Après le couvent, ma vie a enfin commencé

2013 est une année charnière dans mon parcours. J'étais en burn-out, en pleine crise existentielle. Bannie un jour d'une réunion importante de façon injuste, traitée pour la millième fois comme une enfant, j'ai pensé: «si je reste, je meurs». On m'a accordé l'autorisation d'aller me reposer un mois dans un monastère bénédictin. Dans ce cadre de nature magnifique, j'ai retrouvé la perception de mon corps par les cinq sens. Cela a arrêté mon disque mental. Je ne suis jamais rentrée dans mon monastère.

J'ai eu l'occasion d'échanger avec un abbé bienveillant qui m'a énormément soutenue. Je lui ai avoué que le couvent était pour moi une prison et il m'a répondu «Dieu veut que tu sois heureuse.» Quelle libération!

Cette année-là, j'ai abandonné le nom de Marie Pia et j'ai repris celui de Catherine, afin que celle-ci trouve le chemin de la guérison et puisse enfin commencer sa vie.

Il m'a fallu encore trois ans avant d'être relevée de mes vœux. De retour dans la «vraie vie», en région parisienne, je n'ai eu aucun problème à m'adapter Enfin, presque! J'ai dû apprendre à faire des choix: au magasin, au restaurant… Toute ma vie on avait choisi pour moi. La première année, l'institution m'a accompagnée financièrement. Mais j'ai dû commencer à travailler pour subvenir à mes besoins, à l'âge où les gens prennent généralement leur retraite. Comme aumônière, dame de compagnie, gardienne d'enfants ou encore dans un atelier de réinsertion. Quitter la sécurité du couvent n'a pas été facile, mais j'étais habituée à une vie frugale.

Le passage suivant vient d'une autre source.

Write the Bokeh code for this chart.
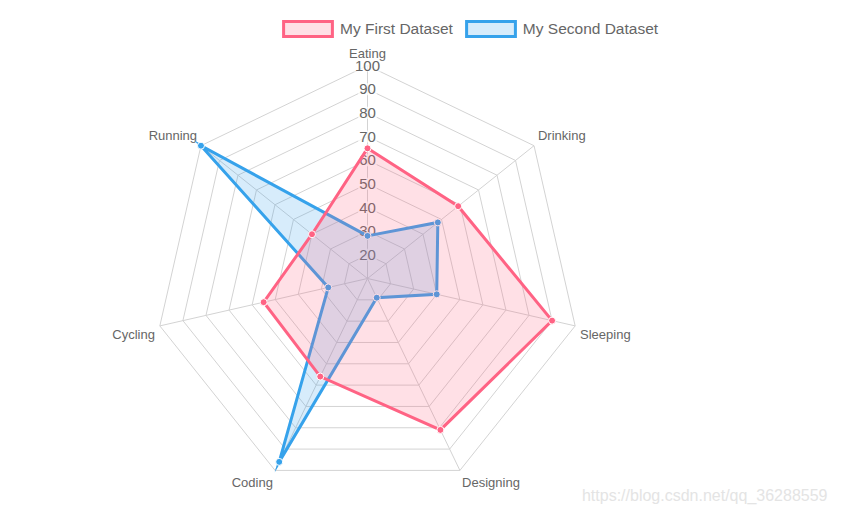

Mon histoire transcrite dans un livre

J'ai beaucoup écrit lorsque je suis sortie. J'aime l'écriture, c'est pour moi une thérapie. Et après presque 40 ans de silence, j'avais besoin de parler! Mes ami-e-s m'ont poussée à raconter mon parcours dans un livre. Lorsque j'ai rencontré mon mari, en 2021, j'ai arrêté de travailler, j'ai donc passé des heures à rédiger mon histoire.

Le message de Métamorphose est le suivant: on ne choisit pas de naître, et notre travail est de passer d'une existence reçue à sa vie assumée, en faisant ses propres choix.

J'aimerais que les personnes aient l'opportunité de se questionner: vivent-elles ce qu'elles ont choisi de vivre? Mes croyances étaient comme les glissières d'une autoroute sur laquelle j'étais bloquée. Dieu n'est plus mon chemin aujourd'hui. Une fois confrontée à la vie, celle-ci m'a offert bien plus que ce que j'en attendais.»

Sa bio express:

  • 1952 Elle voit le jour à Chambéry, en France.

  • 1971 Catherine commence un cursus de médecine.

  • 1975 Elle abandonne ses études pour entrer au monastère, à 22 ans.

  • 2013 En burn-out, elle quitte son couvent pour toujours.

  • 2016 Enfin, elle est relevée de ses vœux.

  • 2022: Catherine épouse Yves, rencontré sur Internet un an plus tôt.

  • 11 mai 2023 L'autrice publie son livre Métamorphose aux Éditions Favre, préfacé par Rosette Poletti.